Minus 33 Merino wool clothing, Where Is Winter?

Where is Winter?

 By Stephen Jabaut

With all the weather phenomena going on these past couple of months, I was unsure if I would ever have the need to dust off the winter wool from the depths of my closet. On Christmas Eve, it was a sunset kayak in a tee-shirt. On Christmas Day, it was a walk in the woods in shorts. The day after Christmas, we may as well have brought out the lemonade and sun-chairs. Typically, the Adirondack Mountain range in Upstate New York is known for it's unforgiving winters and White Christmases. But we: the snow-shoers, the skiiers and the artisanal snowman-builders were all left scratching our heads at this: The Indian Summer gone on for too long.

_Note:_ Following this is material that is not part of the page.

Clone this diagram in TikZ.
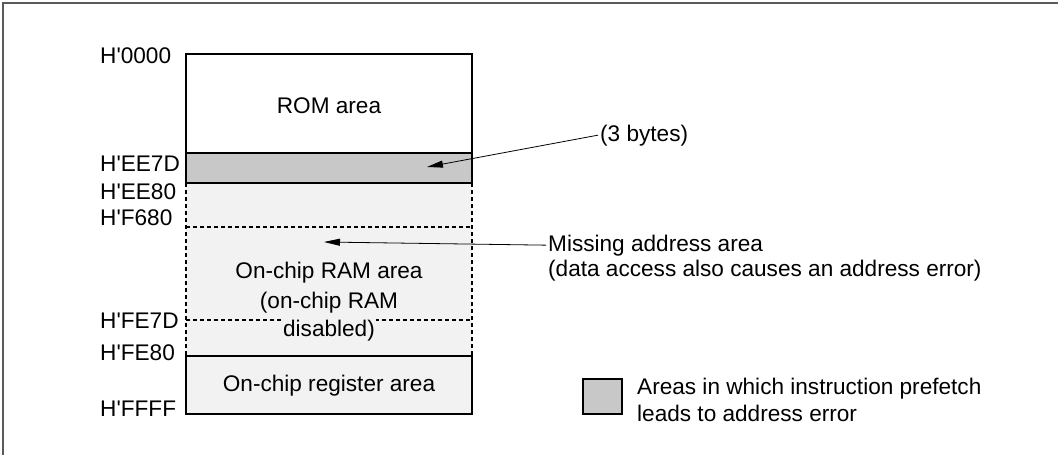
\documentclass[tikz,border=0pt]{standalone}
\usepackage{fontspec}
\setmainfont{Liberation Sans}[Ligatures=TeXOff]
\usetikzlibrary{arrows.meta,positioning}
\definecolor{prefetch}{HTML}{c8c8c8}
\definecolor{ramfill}{HTML}{f2f2f2}
\definecolor{framegray}{HTML}{5a5a5a}

\begin{document}
\begin{tikzpicture}[
    x=1pt, y=-1pt,
    >=Triangle,
    font=\fontsize{22.6}{27}\selectfont,
    area/.style={draw=black, line width=1.6pt},
    gap/.style={draw=black, line width=1.3pt, dash pattern=on 4pt off 3pt},
    addr/.style={anchor=base west, inner sep=0pt},
    inside/.style={anchor=base, inner sep=0pt, align=center},
    note/.style={anchor=base west, inner sep=2pt, align=left},
    callout/.style={-{Triangle[length=16pt, width=7pt]}, line width=0.8pt},
]

\def\xl{186}   % left edge of the map
\def\xr{472}   % right edge of the map
\def\xm{329}   % centre of the map

\useasboundingbox (0,0) rectangle (1058,455);

% outer frame (only top and left edges show)
\draw[framegray, line width=2pt] (1058,3) -- (3,3) -- (3,455);

% ── Memory map ──
\draw[area, fill=white] (\xl,54) rectangle (\xr,153);
\fill[ramfill] (\xl,183) rectangle (\xr,356);
\draw[gap] (\xl,183) -- (\xl,356);
\draw[gap] (\xr,183) -- (\xr,356);
\draw[gap] (\xl,227) -- (\xr,227);
\draw[gap] (\xl,320) -- (\xr,320);
\draw[area, fill=prefetch] (\xl,153) rectangle (\xr,183);
\draw[area, fill=ramfill] (\xl,356) rectangle (\xr,414);

\node[inside] (rom) at (\xm,113) {ROM area};
% base of a two-line node is its last line
\node[inside, execute at begin node={\setlength{\baselineskip}{30pt}}]
    (ram) at (\xm,308) {On-chip RAM area\\(on-chip RAM};
\node[inside, fill=ramfill, inner sep=1pt] (ramoff) at (\xm,336) {disabled)};
\node[inside] (regs) at (\xm,391) {On-chip register area};

% addresses
\node[addr] (a0000) at (100,63)  {H'0000};
\node[addr] (aee7d) at (100,171) {H'EE7D};
\node[addr] (aee80) at (100,199) {H'EE80};
\node[addr] (af680) at (100,225) {H'F680};
\node[addr] (afe7d) at (100,328) {H'FE7D};
\node[addr] (afe80) at (100,360) {H'FE80};
\node[addr] (affff) at (100,416) {H'FFFF};

% ── Callouts ──
\coordinate (bytestip) at (427,167);
\coordinate (missingtip) at (324,242);

\node[note] (bytes) at (598,141) {(3 bytes)};
\draw[callout] (bytes.west) -- (bytestip);

\node[note] (missing) at (546,251) {Missing address area};
\node[note] (missingnote) at (546,276) {(data access also causes an address error)};
\draw[callout] (missing.west) -- (missingtip);

% ── Legend ──
\draw[area, fill=prefetch] (583,379) rectangle (622,414);
\node[note, inner sep=0pt, execute at begin node={\setlength{\baselineskip}{27pt}}]
    (legend) at (637,421) {Areas in which instruction prefetch\\leads to address error};

\end{tikzpicture}
\end{document}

Luckily, a few days after Christmas, the temperature dropped to 18 degrees and we were afforded our first taste of snow in the mountains. We decided to take advantage of the turn in weather to hike up to a pristine mountain pond situated above Lake George. Jabe Pond, a local secret, is a crisp clean water peppered with islands at the top of a mountain over looking it's more famous cousin. Because it is at such a high altitude, the winds that blow through the pines create the "whisper effect" (the trees talk to one another). And when it is cold and breezy, you had better have some wool to keep warm to help you enjoy those snow covered mountain tops. I layered up in a base with a woolen hooded sweatshirt, hat, gloves, and chute, not to mention a pair of wool socks and lined denim and was lightly but warmly clad for our hike around the pond.

After drinking directly from the water source and eating some dehydrated mango slices we made our way home, none-the-colder and all-the-woollier. We are certainly hoping that our friends; "El Nino", the "Jet Stream", and the "Mid-Atlantic Current" give us lots of snow this winter, now that it has truly come.